Urooba Salman (Lahore U Management Sciences (LUMS)) has posted “The Digital Panopticon: How AI has Reshaped Workplace Surveillance and Labor Control” on SSRN. Here is the abstract:
This paper seeks to interrogate how artificial intelligence has transformed the exercise of managerial power, labor autonomy, and the traditional and foundational principles of labor law. Drawing on Michel Foucault’s theory of thepanopticon and extending it to the modern workplace, it argues that algorithmic systems have created a “digital panopticon”; an architecture of invisible surveillance which disciplines workers through datafication and the fear of surveillance rather than outright coercion. Using insights from labor law scholarship, critical theory, and existing empirical research, the paper demonstrates that AI-based monitoring tools, ranging from productivity trackers and biometric attendance systems to predictive analytics, actually embed control into the very scaffolds of the modern workplace, eroding collective bargaining practices, privacy, and procedural fairness.
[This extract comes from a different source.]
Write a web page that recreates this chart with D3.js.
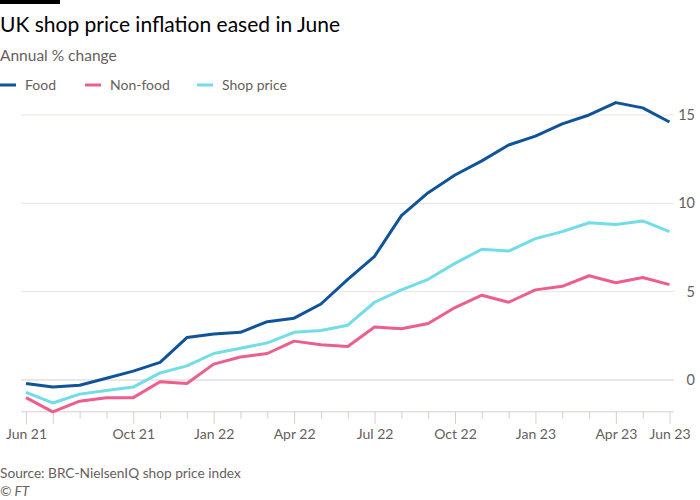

This study situates these changes and transformations within the Pakistani context and legal framework, where though the infiltration of surveillance is not so perverse, fragile labor protections, weak privacy and data governance laws, and imported surveillance technologies create an especially fertile ground for exploitation. It conceptualises this phenomenon as “surveillance colonialism,” wherein technologies from authoritarian or unregulated jurisdictions infiltrate developing economies under the guise of modernization. The paper contends that Pakistan’s outdated legal architecture regarding AI and data cannot adequately address such algorithmic decision making, leading to an accountability vacuum and a structural silencing of labor resistance which needs to be addressed before it is too late.